Doug Glaspey, chief operating officer of U.S. Geothermal, an Idaho-based company that just finished building a 13-megawatt geothermal electrical plant in southern Idaho, says he wishes he had “X-ray vision, so I could see where the reservoirs are. The highest-risk part of this business, bar none, is searching for reservoirs. Drilling a well costs two to three million dollars per well. If it fails, you got nothing.” Moreover, once companies hit a good hot spot, they still have to set up a power plant or a heating system, which requires big up-front costs and multiple wells. Glaspey estimates that it costs “$3.5 million to $4 million per megawatt” to build a geothermal power station.

In addition, geothermal power plants have energy efficiencies of just 8 to 15 percent, less than half that of coal plants. High up-front expenses plus relatively low efficiency makes the cost of geothermal electricity about double that of coal, which sells for around five cents per kilowatt-hour.
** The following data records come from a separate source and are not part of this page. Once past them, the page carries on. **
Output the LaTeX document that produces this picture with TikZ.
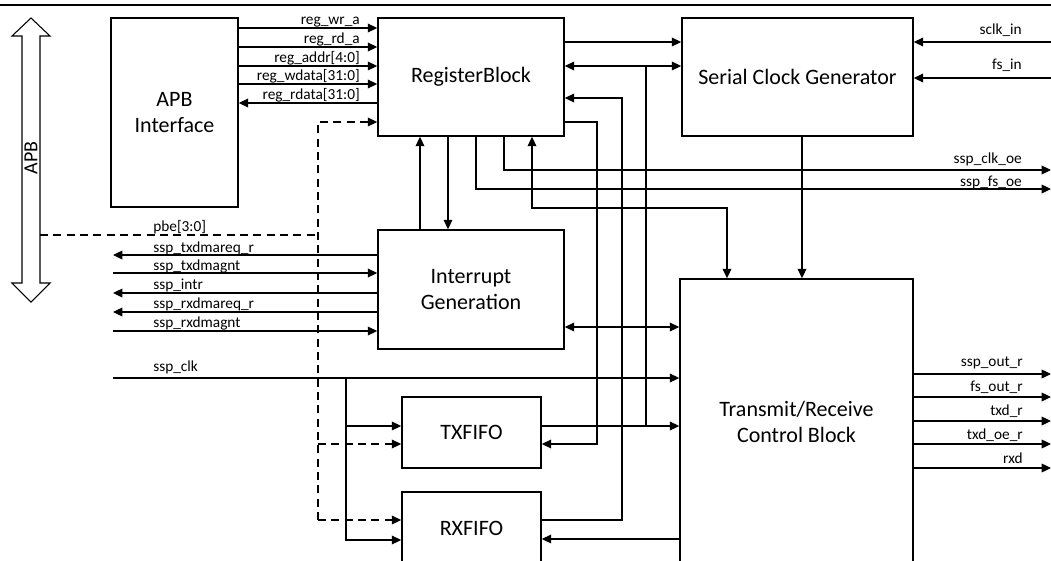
\documentclass[tikz,border=0pt]{standalone}
\usepackage{fontspec}
\setmainfont{Carlito}
\usetikzlibrary{arrows.meta}
\begin{document}
\begin{tikzpicture}[x=0.75pt,y=-0.75pt,
  blk/.style={draw,line width=1.2pt,inner sep=0pt,align=center,font=\fontsize{16.5}{20}\selectfont},
  wire/.style={line width=0.95pt},
  arr/.style={wire,-{Triangle[length=7pt,width=6.5pt]}},
  biarr/.style={wire,{Triangle[length=7pt,width=6.5pt]}-{Triangle[length=7pt,width=6.5pt]}},
  dsh/.style={wire,dash pattern=on 6pt off 4pt},
  sig/.style={font=\fontsize{11.5}{14}\selectfont,inner sep=0pt},
  sigL/.style={sig,anchor=base west},
  sigR/.style={sig,anchor=base east},
]
\useasboundingbox (0,0) rectangle (1051,561);
\clip (0,0) rectangle (1051,561);

% top rule
\draw[line width=2.2pt] (0,5) -- (1051,5);

% blocks
\node[blk, minimum width=0.75pt*127, minimum height=0.75pt*189] (apb) at (174.5,112.5) {APB\\Interface};
\node[blk, minimum width=0.75pt*186, minimum height=0.75pt*118] (rb) at (471,77) {RegisterBlock};
\node[blk, minimum width=0.75pt*231, minimum height=0.75pt*118] (scg) at (797.5,77) {Serial Clock Generator};
\node[blk, minimum width=0.75pt*186, minimum height=0.75pt*119] (ig) at (471,289.5) {Interrupt\\Generation};
\node[blk, minimum width=0.75pt*139, minimum height=0.75pt*71] (tx) at (471.5,432.5) {TXFIFO};
\node[blk, minimum width=0.75pt*139, minimum height=0.75pt*72] (rx) at (471.5,528) {RXFIFO};
\node[blk, minimum width=0.75pt*233, minimum height=0.75pt*286] (trcb) at (796.5,422) {Transmit/Receive\\Control Block};

% APB bus arrow
\draw[line width=0.8pt] (31,18) -- (50,36) -- (40,36) -- (40,283) -- (50,283) -- (31,302) -- (12,283) -- (22,283) -- (22,36) -- (12,36) -- cycle;
\node[rotate=90, font=\fontsize{15}{17}\selectfont, inner sep=0pt] (apblbl) at (31,158) {APB};

% APB interface <-> RegisterBlock
\foreach \y in {28,47,66,84}{\draw[arr] (apb.east |- 0,\y) -- (rb.west |- 0,\y);}
\draw[arr] (rb.west |- 0,103) -- (apb.east |- 0,103);
\node[sigR] (t1) at (360,24) {reg\_wr\_a};
\node[sigR] (t2) at (360,43) {reg\_rd\_a};
\node[sigR] (t3) at (360,62) {reg\_addr[4:0]};
\node[sigR] (t4) at (360,80) {reg\_wdata[31:0]};
\node[sigR] (t5) at (360,99) {reg\_rdata[31:0]};

% pbe dashed
\coordinate (pbe0) at (40,235);
\draw[dsh] (pbe0) -- (318,235);
\draw[dsh,-{Triangle[length=7pt,width=6.5pt]}] (318,520) -- (318,122) -- (rb.west |- 0,122);
\draw[dsh,-{Triangle[length=7pt,width=6.5pt]}] (318,444) -- (tx.west |- 0,444);
\draw[dsh,-{Triangle[length=7pt,width=6.5pt]}] (318,520) -- (rx.west |- 0,520);
\node[sigL] (tpbe) at (153,231) {pbe[3:0]};

% RegisterBlock <-> Serial Clock Generator
\draw[arr] (rb.east |- 0,42) -- (scg.west |- 0,42);
\coordinate (jtx) at (646,66);
\draw[arr] (jtx) -- (rb.east |- jtx);
\draw[arr] (jtx) -- (scg.west |- jtx);
\draw[arr] (tx.east |- 0,426) -- (trcb.west |- 0,426);
\draw[wire] (646,426) -- (jtx);
\draw[arr] (rx.east |- 0,520) -| (622,98) -- (rb.east |- 0,98);
\draw[arr] (rb.east |- 0,122) -| (597,444) -- (tx.east |- 0,444);

% RegisterBlock <-> Interrupt Generation
\draw[arr] (ig.north -| 420,0) -- (rb.south -| 420,0);
\draw[arr] (rb.south -| 448,0) -- (ig.north -| 448,0);

% output enables
\coordinate (clkoe) at (1051,170);
\coordinate (fsoe) at (1051,189);
\draw[arr] (rb.south -| 504,0) |- (clkoe);
\draw[arr] (rb.south -| 476,0) |- (fsoe);
\node[sigR] (tclkoe) at (1022,163) {ssp\_clk\_oe};
\node[sigR] (tfsoe) at (1022,186) {ssp\_fs\_oe};

\draw[biarr] (rb.south -| 532,0) -- (532,208) -| (trcb.north -| 727,0);
\draw[arr] (scg.south -| 802,0) -- (trcb.north -| 802,0);

% clock inputs
\coordinate (sclkin) at (1051,42);
\coordinate (fsin) at (1051,78);
\draw[arr] (sclkin) -- (scg.east |- sclkin);
\draw[arr] (fsin) -- (scg.east |- fsin);
\node[sigR] (tsclk) at (1022,34) {sclk\_in};
\node[sigR] (tfsin) at (1022,69) {fs\_in};

% interrupt / dma signals
\coordinate (s1) at (113,255);
\coordinate (s2) at (113,273);
\coordinate (s3) at (113,293);
\coordinate (s4) at (113,312);
\coordinate (s5) at (113,331);
\draw[arr] (ig.west |- s1) -- (s1);
\draw[arr] (s2) -- (ig.west |- s2);
\draw[arr] (ig.west |- s3) -- (s3);
\draw[arr] (ig.west |- s4) -- (s4);
\draw[arr] (s5) -- (ig.west |- s5);
\node[sigL] (ts1) at (153,252) {ssp\_txdmareq\_r};
\node[sigL] (ts2) at (153,270) {ssp\_txdmagnt};
\node[sigL] (ts3) at (153,289) {ssp\_intr};
\node[sigL] (ts4) at (153,308) {ssp\_rxdmareq\_r};
\node[sigL] (ts5) at (153,327) {ssp\_rxdmagnt};

\draw[biarr] (ig.east |- 0,327) -- (trcb.west |- 0,327);

% ssp_clk
\coordinate (clk) at (113,378);
\draw[arr] (clk) -- (trcb.west |- clk);
\draw[arr] (346,378) |- (rx.west |- 0,540);
\draw[arr] (346,426) -- (tx.west |- 0,426);
\node[sigL] (tclk) at (153,371) {ssp\_clk};

\draw[arr] (trcb.west |- 0,539) -- (rx.east |- 0,539);

% TRCB outputs
\foreach \y/\b/\t in {374/366/ssp\_out\_r, 397/391/fs\_out\_r, 421/415/txd\_r, 444/439/txd\_oe\_r, 468/463/rxd}{
  \coordinate (o\y) at (1051,\y);
  \draw[arr] (trcb.east |- o\y) -- (o\y);
  \node[sigR] (to\y) at (1023,\b) {\t};
}
\end{tikzpicture}
\end{document}
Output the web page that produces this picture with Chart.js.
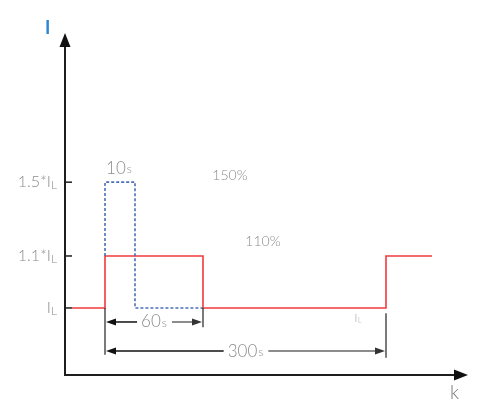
<!DOCTYPE html>
<html>
<head>
<meta charset="utf-8">
<script src="https://cdn.jsdelivr.net/npm/chart.js@4.4.1/dist/chart.umd.min.js"></script>
<style>
  html, body { margin: 0; padding: 0; background: #fff; }
  #wrap { width: 478px; height: 409px; }
</style>
</head>
<body>
<div id="wrap"><canvas id="c"></canvas></div>
<script>
// Schematic time positions (x) and current levels (y: 1 = IL, 2 = 1.1*IL, 3.42 = 1.5*IL)
const redX = [0.7, 4, 4, 13.8, 13.8, 32.1, 32.1, 36.7];
const redY = [1, 1, 2, 2, 1, 1, 2, 2];
const blueX = [4, 4, 7, 7, 13.8];
const blueY = [2, 3.42, 3.42, 1, 1];

const yLevels = [1, 2, 3.42];
const yTickMain = ['I', '1.1*I', '1.5*I'];

// dimension arrows: from / to on x, level on y, label
const dimFrom = [4, 4];
const dimTo = [13.8, 32.1];
const dimLevel = [0.73, 0.17];
const dimLabel = ['60', '300'];
// extension lines at x, from level to level
const extX = [4, 13.8, 32.1];
const extTop = [1, 1, 0.9];
const extBottom = [0.1, 0.63, 0.04];

const GRAY = '#8c8c8c';
const FONT = 'Lato, "Open Sans", sans-serif';

function txt(ctx, s, x, y, size, color, align, weight) {
    ctx.font = (weight || 300) + ' ' + size + 'px ' + FONT;
    ctx.fillStyle = color;
    ctx.textAlign = align || 'left';
    ctx.textBaseline = 'middle';
    ctx.fillText(s, x, y);
    return ctx.measureText(s).width;
}

// number + small suffix, centred at x
function withSuffix(ctx, main, suf, cx, y, bigSize, smallSize) {
    ctx.font = '300 ' + bigSize + 'px ' + FONT;
    const w1 = ctx.measureText(main).width;
    ctx.font = '300 ' + smallSize + 'px ' + FONT;
    const w2 = ctx.measureText(suf).width;
    const x0 = cx - (w1 + w2 + 1) / 2;
    txt(ctx, main, x0, y, bigSize, GRAY);
    txt(ctx, suf, x0 + w1 + 1, y + 1, smallSize, GRAY);
    return { left: x0, right: x0 + w1 + w2 + 1 };
}

function arrowHead(ctx, x, y, dir, len, half, color) {
    ctx.fillStyle = color;
    ctx.beginPath();
    if (dir === 'up') { ctx.moveTo(x, y); ctx.lineTo(x - half, y + len); ctx.lineTo(x + half, y + len); }
    if (dir === 'right') { ctx.moveTo(x, y); ctx.lineTo(x - len, y - half); ctx.lineTo(x - len, y + half); }
    if (dir === 'left') { ctx.moveTo(x, y); ctx.lineTo(x + len, y - half); ctx.lineTo(x + len, y + half); }
    ctx.closePath();
    ctx.fill();
}

const drawingPlugin = {
    id: 'drawing',
    afterDraw(chart) {
        const ctx = chart.ctx;
        const xs = chart.scales.x, ys = chart.scales.y;
        const area = chart.chartArea;
        const ox = area.left, oy = area.bottom;
        ctx.save();

        // axes
        ctx.strokeStyle = '#1e1e1e';
        ctx.lineWidth = 2;
        ctx.beginPath();
        ctx.moveTo(ox, oy); ctx.lineTo(ox, area.top + 12);
        ctx.moveTo(ox - 1, oy); ctx.lineTo(area.right - 12, oy);
        ctx.stroke();
        arrowHead(ctx, ox, area.top, 'up', 14, 5.5, '#111');
        arrowHead(ctx, area.right, oy, 'right', 14, 5.5, '#111');
        txt(ctx, 'I', ox - 20, area.top - 5, 18, '#2b87d3', 'left', 700);
        txt(ctx, 'k', area.right - 18, oy + 18, 19, '#777');

        // y ticks + labels
        yLevels.forEach((v, i) => {
            const py = ys.getPixelForValue(v);
            ctx.strokeStyle = '#1e1e1e';
            ctx.lineWidth = 1.5;
            ctx.beginPath(); ctx.moveTo(ox, py); ctx.lineTo(ox + 7, py); ctx.stroke();
            ctx.font = '300 12px ' + FONT;
            const wl = ctx.measureText('L').width;
            txt(ctx, 'L', ox - 8, py + 3, 12, GRAY, 'right');
            txt(ctx, yTickMain[i], ox - 8 - wl, py, 16, GRAY, 'right');
        });

        // extension lines
        ctx.strokeStyle = '#222';
        ctx.lineWidth = 1.2;
        extX.forEach((v, i) => {
            const px = xs.getPixelForValue(v);
            ctx.beginPath();
            ctx.moveTo(px, ys.getPixelForValue(extTop[i]));
            ctx.lineTo(px, ys.getPixelForValue(extBottom[i]));
            ctx.stroke();
        });

        // dimension arrows with labels
        dimLabel.forEach((lab, i) => {
            const x1 = xs.getPixelForValue(dimFrom[i]);
            const x2 = xs.getPixelForValue(dimTo[i]);
            const py = ys.getPixelForValue(dimLevel[i]);
            const b = withSuffix(ctx, lab, 's', (x1 + x2) / 2, py, 17, 12);
            ctx.lineWidth = 1.5;
            ctx.strokeStyle = '#111';
            ctx.beginPath(); ctx.moveTo(x1 + 8, py); ctx.lineTo(b.left - 4, py); ctx.stroke();
            ctx.strokeStyle = '#666';
            ctx.beginPath(); ctx.moveTo(b.right + 5, py); ctx.lineTo(x2 - 8, py); ctx.stroke();
            arrowHead(ctx, x1 + 1, py, 'left', 10, 3.5, '#111');
            arrowHead(ctx, x2 - 1, py, 'right', 10, 3.5, '#333');
        });

        // free labels
        withSuffix(ctx, '10', 's', xs.getPixelForValue(5.4), ys.getPixelForValue(3.69), 17, 12);
        txt(ctx, '150%', xs.getPixelForValue(16.5), ys.getPixelForValue(3.54), 14, GRAY, 'center');
        txt(ctx, '110%', xs.getPixelForValue(19.8), ys.getPixelForValue(2.27), 14, GRAY, 'center');
        txt(ctx, 'I', xs.getPixelForValue(29.1), ys.getPixelForValue(0.79), 11, '#a0a0a0', 'center');
        txt(ctx, 'L', xs.getPixelForValue(29.1) + 2, ys.getPixelForValue(0.76), 7, '#a0a0a0');

        ctx.restore();
    }
};

new Chart(document.getElementById('c'), {
    type: 'line',
    data: {
        datasets: [
            {
                label: 'overload 150%',
                data: blueX.map((x, i) => ({ x, y: blueY[i] })),
                borderColor: '#4a6fb5',
                borderWidth: 1.6,
                borderDash: [3, 2],
                pointRadius: 0,
                tension: 0,
                fill: false,
                order: 0
            },
            {
                label: 'overload 110%',
                data: redX.map((x, i) => ({ x, y: redY[i] })),
                borderColor: '#f23a3a',
                borderWidth: 1.6,
                pointRadius: 0,
                tension: 0,
                fill: false,
                order: 1
            }
        ]
    },
    options: {
        responsive: true,
        maintainAspectRatio: false,
        animation: false,
        layout: { padding: { left: 65, right: 10, top: 33, bottom: 34 } },
        plugins: {
            legend: { display: false },
            tooltip: { enabled: false }
        },
        scales: {
            x: { type: 'linear', min: 0, max: 40.3, display: false },
            y: { type: 'linear', min: -0.29, max: 6.29, display: false }
        }
    },
    plugins: [drawingPlugin]
});
</script>
</body>
</html>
Gerald Nix, recently retired geothermal technologies manager at the NREL, believes that improving exploration and drilling technologies could make geothermal power cheaper than coal, however. Current attempts to refine these technologies fall under the banner of engineered geothermal systems (EGS), which can squeeze heat out of spots where the rock is not porous or permeable enough for water to circulate, or where there is not enough water in the first place. EGS uses techniques such as reopening old fissures in the rock, and then pumping water through the fracture. EGS could contribute at least 100,000 megawatts to the U.S. geothermal power budget by 2050, according to a 2006 report, “The Future of Geothermal Energy,” written by a team led by MIT chemical engineering professor Jefferson Tester. What is desperately needed to advance EGS, Tester says, are large-scale demonstration projects. “It’s not as if we don’t know how to drill holes and fracture rocks,” he says, “but we have to demonstrate EGS on a scale that would be useful for commercial enterprise.”

Uses for geothermal energy go beyond generating electricity:Geothermal sources not hot enough to make electricity efficiently can heat buildings by circulating water through pipes. This country has a swath of such lower-temperature hot spots. Draw a line from North Dakota to Texas, and nearly every state west of that line has sources with temperatures of at least 200 degrees Fahrenheit.